Throughout his trips to the DP camps, Harrison took notes in a diary—notes filled with facts and figures, the names of people he saw, and carefully perceived details. For instance, when Harrison and his small delegation arrived in Bergen-Belsen on July 23, he saw Jews still dying of starvation, as available food was scarce. Most lived on a limited-calorie mix of watery soup, bread, and coffee. In his handwritten diary, Harrison described the bread as “black, wet and unappetizing” and noted of the food, “Need variety. Chocolate. Fruit.”

Allied officials in charge said that since the camp had been liberated, thirty thousand Jews had died, most from starvation. One Army chaplain, an American rabbi, reported to Harrison that he personally had attended twenty-three thousand burials in the camp.

Harrison toured the facility with Josef Rosensaft, the elected leader of the Central Committee of Liberated Jews in Bergen-Belsen. Harrison noted that Rosensaft, the son of a scrap-metal dealer in Poland, was only thirty-three years old but looked much older as he weighed only seventy-eight pounds. Rosensaft and his wife, Hadassah, a physician, took Harrison to the Allied hospital, which had not been stocked with supplies and had nothing to treat the victims of malnutrition, typhus,
and tuberculosis. The US military officers had allowed the hospital to continue to be staffed by German physicians—the same doctors who were there before liberation. “This is very objectionable to Jewish refugees,” Rosensaft told Harrison.

Clothing was limited. Many of the refugees had no shoes and wore their old prison clothes or were issued old German SS uniforms. “It is questionable which clothing they hate the more,” Harrison wrote. In a dormitory, he found people still stacked in cots and living in crowded conditions. “One loft, about 80 by 20, 85 people,” he noted. Everywhere he noted small details of inhumanity: “Jews living in horse stalls, sick and well together.”

He asked Rosensaft what the refugees most wanted. As Rosensaft and his wife talked, Harrison entered the answers in the diary:

1. Peace and quiet—live out remaining years.

2. Can’t go back: anti-S [Semitism] parents killed, land soaked with Jewish blood.

3. People outside Europe too quiet about what has happened—nobody seems concerned.

Solution:
Make effort to have doors of P [Palestine] and other countries open so we can find homes and be with relatives. Don’t leave us in this bloody region.

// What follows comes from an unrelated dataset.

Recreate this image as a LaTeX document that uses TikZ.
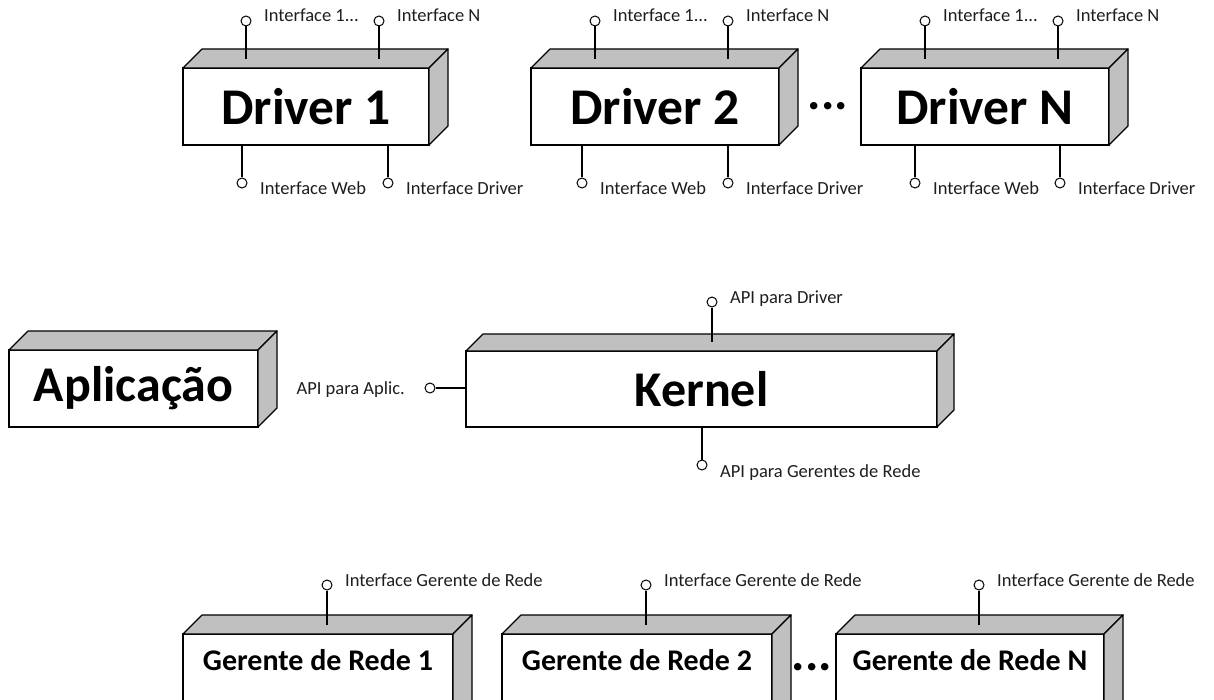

Most offensive was the Allied policy of lumping the Jews by nationality—in other words, as Germans—which failed to take into consideration that they were the primary targets of Hitler’s genocide. They were still treated as prisoners, not as free people. As Harrison noted in his diary, “Authorities won’t recognize that Jews are in camp because they are Jews—seem to think they must have committed some offense.”